What Is a Lodging Tax and How Is It Calculated?
Understand lodging tax: what it is, how it's calculated for your stay, and its purpose in funding local community initiatives.
Understand lodging tax: what it is, how it's calculated for your stay, and its purpose in funding local community initiatives.
A lodging tax is a common fee added to the cost of temporary accommodations. This financial mechanism is used by various levels of government and applies to a wide range of short-term stays. Understanding this tax helps travelers and lodging providers navigate its implications.
A lodging tax, also known as a hotel tax, occupancy tax, or bed tax, is a specific fee imposed on temporary accommodations. It is a transaction tax levied by state and local governments, including cities and counties. This tax is distinct from general sales taxes, focusing solely on the rental of lodging. The primary objective of collecting lodging taxes is to generate revenue for governmental bodies.
Revenue from lodging taxes is frequently earmarked for specific public purposes, particularly those related to tourism and community development. These funds often support tourism promotion efforts, the maintenance and operation of convention centers, and various public services. They can also contribute to infrastructure projects that benefit both residents and visitors. Ultimately, the lodging tax is a consumer tax, meaning the guest staying in the accommodation is the one who pays it.
Lodging taxes apply to a broad spectrum of temporary accommodations. This includes traditional establishments like hotels, motels, and bed and breakfasts. The tax also extends to modern lodging options such as vacation rentals, short-term rentals found on online platforms, inns, recreational vehicle (RV) parks, and campgrounds.
The process of collecting lodging tax involves two main parties. Guests are the ultimate payers of the tax, as it is added to their bill for the stay. The lodging provider, whether a hotel, property manager, or individual renting a short-term property, acts as the collector. This provider is responsible for collecting the tax from the guest and then remitting it to the appropriate government authority.
Many online travel agencies (OTAs) and booking platforms also play a significant role. In numerous jurisdictions, these platforms are mandated to collect and remit lodging taxes on behalf of property owners. This streamlines the collection process for both guests and hosts, though property owners often retain responsibility for ensuring all applicable taxes are properly handled.
The calculation of lodging tax typically involves applying a percentage rate to the total room rate or rental fee. For instance, if a tax rate is 8% and a room costs $150 per night, the lodging tax would be $12. The total amount the guest pays would then be $162 for that night. Some jurisdictions may also include other mandatory fees, such as cleaning fees, in the total amount subject to the lodging tax.

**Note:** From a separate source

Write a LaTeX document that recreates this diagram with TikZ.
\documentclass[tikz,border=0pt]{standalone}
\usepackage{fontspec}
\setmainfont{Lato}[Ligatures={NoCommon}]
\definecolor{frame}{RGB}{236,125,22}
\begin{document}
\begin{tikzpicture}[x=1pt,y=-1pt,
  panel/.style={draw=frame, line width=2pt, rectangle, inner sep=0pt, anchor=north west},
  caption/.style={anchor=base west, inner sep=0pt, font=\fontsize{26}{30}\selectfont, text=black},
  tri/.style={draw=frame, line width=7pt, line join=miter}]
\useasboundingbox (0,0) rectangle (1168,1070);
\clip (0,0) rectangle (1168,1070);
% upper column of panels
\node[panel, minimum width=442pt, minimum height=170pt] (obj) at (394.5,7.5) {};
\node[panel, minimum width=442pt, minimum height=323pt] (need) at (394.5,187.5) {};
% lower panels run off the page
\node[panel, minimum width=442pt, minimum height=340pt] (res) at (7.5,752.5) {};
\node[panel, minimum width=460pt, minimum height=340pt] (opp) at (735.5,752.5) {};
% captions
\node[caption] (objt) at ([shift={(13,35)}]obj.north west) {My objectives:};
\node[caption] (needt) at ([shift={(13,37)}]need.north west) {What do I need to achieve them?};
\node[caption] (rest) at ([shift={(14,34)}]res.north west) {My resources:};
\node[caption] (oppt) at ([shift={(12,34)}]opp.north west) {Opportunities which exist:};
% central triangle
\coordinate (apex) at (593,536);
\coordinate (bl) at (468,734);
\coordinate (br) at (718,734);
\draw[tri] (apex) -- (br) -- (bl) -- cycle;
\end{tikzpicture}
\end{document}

Certain scenarios or categories of guests may qualify for exemptions from paying lodging tax. One common exemption applies to long-term stays, generally defined as continuous occupancy exceeding a specific number of days, often around 30 days, although this period can vary. If a guest’s stay extends beyond this threshold, they are typically no longer subject to the tax.
Other common exemptions include government employees traveling on official business, provided they present proper documentation. Non-profit organizations, such as religious, charitable, or educational entities, may also be exempt when conducting official business. Additionally, foreign diplomatic personnel holding valid tax exemption cards are often exempt. Specific exemption rules and required documentation can differ significantly depending on the jurisdiction.